▸ **TASK BRIEF**: Retype every line from the start of the data down to and including the line with "font=dict(family=FONT, size=size, color=color)))". Skip the pictures.
######
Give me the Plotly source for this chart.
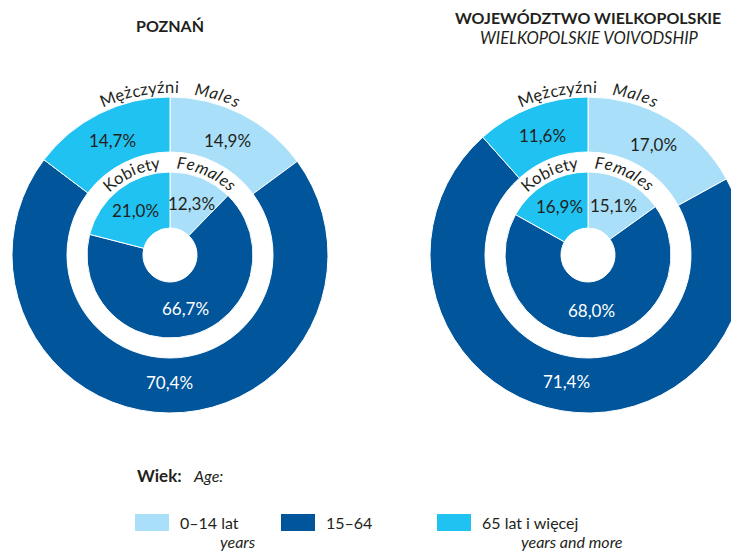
import math
import plotly.graph_objects as go

# ---------------- data ----------------
age_groups = ["0–14", "15–64", "65+"]
colors = ["#a9dff8", "#00559b", "#20c2f1"]
text_colors = ["#231f20", "#ffffff", "#231f20"]

poznan_males = [14.9, 70.4, 14.7]
poznan_females = [12.3, 66.7, 21.0]
wlkp_males = [17.0, 71.4, 11.6]
wlkp_females = [15.1, 68.0, 16.9]

legend_main = ["0–14 lat", "15–64", "65 lat i więcej"]
legend_sub = ["years", "", "years and more"]

W, H = 739, 551
OFF = 8  # page body margin: figure pixel (fx, fy) shows at (fx+8, fy+8)
FONT = "Lato"
DARK = "#231f20"

# geometry (screen pixels)
R_OUT, R_OUT_IN = 158, 103
R_IN, R_IN_HOLE = 83, 27
charts = [
    dict(cx=170, cy=255, males=poznan_males, females=poznan_females),
    dict(cx=588, cy=255, males=wlkp_males, females=wlkp_females),
]

fig = go.Figure()
annotations = []
shapes = []


def px(x):
    return (x - OFF) / W


def py(y):
    return 1 - (y - OFF) / H


def px_dom(cx, cy, r):
    return dict(x=[max(0, px(cx - r)), min(1, px(cx + r))],
                y=[py(cy + r), py(cy - r)])


def add_ann(x, y, text, size, color=DARK, angle=0, xanchor="center", bold=False, italic=False):
    t = text
    if bold:
        t = "<b>" + t + "</b>"
    if italic:
        t = "<i>" + t + "</i>"
    annotations.append(dict(x=px(x), y=py(y), xref="paper", yref="paper",
                            text=t, showarrow=False, textangle=angle,
                            xanchor=xanchor, yanchor="middle",
                            font=dict(family=FONT, size=size, color=color)))


WIDTHS = {"M": 0.90, "ę": 0.52, "ż": 0.45, "c": 0.46, "z": 0.45, "y": 0.49, "ź": 0.45,
          "n": 0.56, "i": 0.25, "a": 0.50, "l": 0.25, "e": 0.52, "s": 0.42, "K": 0.62,
          "o": 0.56, "b": 0.56, "t": 0.36, "F": 0.55, "m": 0.84}


def curved(s, cx, cy, r, a0, a1, size, italic=False):
    ws = [WIDTHS.get(ch, 0.5) for ch in s]
    tot = sum(ws)
    cum = 0
    for ch, w in zip(s, ws):
        frac = (cum + w / 2) / tot
        ang = a0 + frac * (a1 - a0)
        rad = math.radians(ang)
        x = cx + r * math.sin(rad)
        y = cy - r * math.cos(rad)
        add_ann(x, y, ch, size, angle=ang, italic=italic)
        cum += w


def pct(v):
    return f"{v:.1f}".replace(".", ",") + "%"


for c in charts:
    cx, cy = c["cx"], c["cy"]
    fig.add_trace(go.Pie(values=c["males"], labels=age_groups, sort=False,
                         direction="clockwise", rotation=0, hole=R_OUT_IN / R_OUT,
                         marker=dict(colors=colors, line=dict(color="white", width=1)),
                         textinfo="none", hoverinfo="label+value", showlegend=False,
                         domain=px_dom(cx, cy, R_OUT)))
    fig.add_trace(go.Pie(values=c["females"], labels=age_groups, sort=False,
                         direction="clockwise", rotation=0, hole=R_IN_HOLE / R_IN,
                         marker=dict(colors=colors, line=dict(color="white", width=1)),
                         textinfo="none", hoverinfo="label+value", showlegend=False,
                         domain=px_dom(cx, cy, R_IN)))
    # percentage labels
    for vals, rl in ((c["males"], 128), (c["females"], 56)):
        tot = sum(vals)
        cum = 0
        for i, v in enumerate(vals):
            mid = (cum + v / 2) / tot * 360
            rad = math.radians(mid)
            add_ann(cx + rl * math.sin(rad), cy - rl * math.cos(rad), pct(v), 17,
                    color=text_colors[i])
            cum += v
    # curved ring labels
    curved("Mężczyźni", cx, cy, 168, -24.5, 3, 16.5)
    curved("Males", cx, cy, 168, 8, 24.5, 16.5, italic=True)
    curved("Kobiety", cx, cy, 93, -44.5, -6, 16.5)
    curved("Females", cx, cy, 93, 4, 43.5, 16.5, italic=True)

# titles
add_ann(170, 26, "POZNAŃ", 16, bold=True)
add_ann(588, 17.5, "WOJEWÓDZTWO WIELKOPOLSKIE", 16, bold=True)
add_ann(589, 38, "WIELKOPOLSKIE VOIVODSHIP", 16.5, italic=True)

# legend
add_ann(135, 475, "Wiek:", 17, bold=True, xanchor="left")
add_ann(191, 475, "Age:", 16, italic=True, xanchor="left")
sw_x = [135, 281, 437]
for i in range(3):
    x0 = sw_x[i]
    shapes.append(dict(type="rect", xref="paper", yref="paper",
                       x0=px(x0), x1=px(x0 + 34), y0=py(531), y1=py(514),
                       fillcolor=colors[i], line=dict(width=0)))
    add_ann(x0 + 43, 522, legend_main[i], 16, xanchor="left")
sub_right = [258, None, 625]
for i in range(3):
    if legend_sub[i]:
        add_ann(sub_right[i], 541, legend_sub[i], 16, italic=True, xanchor="right")

fig.update_layout(width=W, height=H, margin=dict(l=0, r=0, t=0, b=0),
                  paper_bgcolor="white", plot_bgcolor="white",
                  annotations=annotations, shapes=shapes, showlegend=False,
                  font=dict(family=FONT, color=DARK))
fig.write_html("out.html")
######
▸ **FINISHED TASK**:
Give me the Plotly source for this chart.
import math
import plotly.graph_objects as go

# ---------------- data ----------------
age_groups = ["0–14", "15–64", "65+"]
colors = ["#a9dff8", "#00559b", "#20c2f1"]
text_colors = ["#231f20", "#ffffff", "#231f20"]

poznan_males = [14.9, 70.4, 14.7]
poznan_females = [12.3, 66.7, 21.0]
wlkp_males = [17.0, 71.4, 11.6]
wlkp_females = [15.1, 68.0, 16.9]

legend_main = ["0–14 lat", "15–64", "65 lat i więcej"]
legend_sub = ["years", "", "years and more"]

W, H = 739, 551
OFF = 8  # page body margin: figure pixel (fx, fy) shows at (fx+8, fy+8)
FONT = "Lato"
DARK = "#231f20"

# geometry (screen pixels)
R_OUT, R_OUT_IN = 158, 103
R_IN, R_IN_HOLE = 83, 27
charts = [
    dict(cx=170, cy=255, males=poznan_males, females=poznan_females),
    dict(cx=588, cy=255, males=wlkp_males, females=wlkp_females),
]

fig = go.Figure()
annotations = []
shapes = []


def px(x):
    return (x - OFF) / W


def py(y):
    return 1 - (y - OFF) / H


def px_dom(cx, cy, r):
    return dict(x=[max(0, px(cx - r)), min(1, px(cx + r))],
                y=[py(cy + r), py(cy - r)])


def add_ann(x, y, text, size, color=DARK, angle=0, xanchor="center", bold=False, italic=False):
    t = text
    if bold:
        t = "<b>" + t + "</b>"
    if italic:
        t = "<i>" + t + "</i>"
    annotations.append(dict(x=px(x), y=py(y), xref="paper", yref="paper",
                            text=t, showarrow=False, textangle=angle,
                            xanchor=xanchor, yanchor="middle",
                            font=dict(family=FONT, size=size, color=color)))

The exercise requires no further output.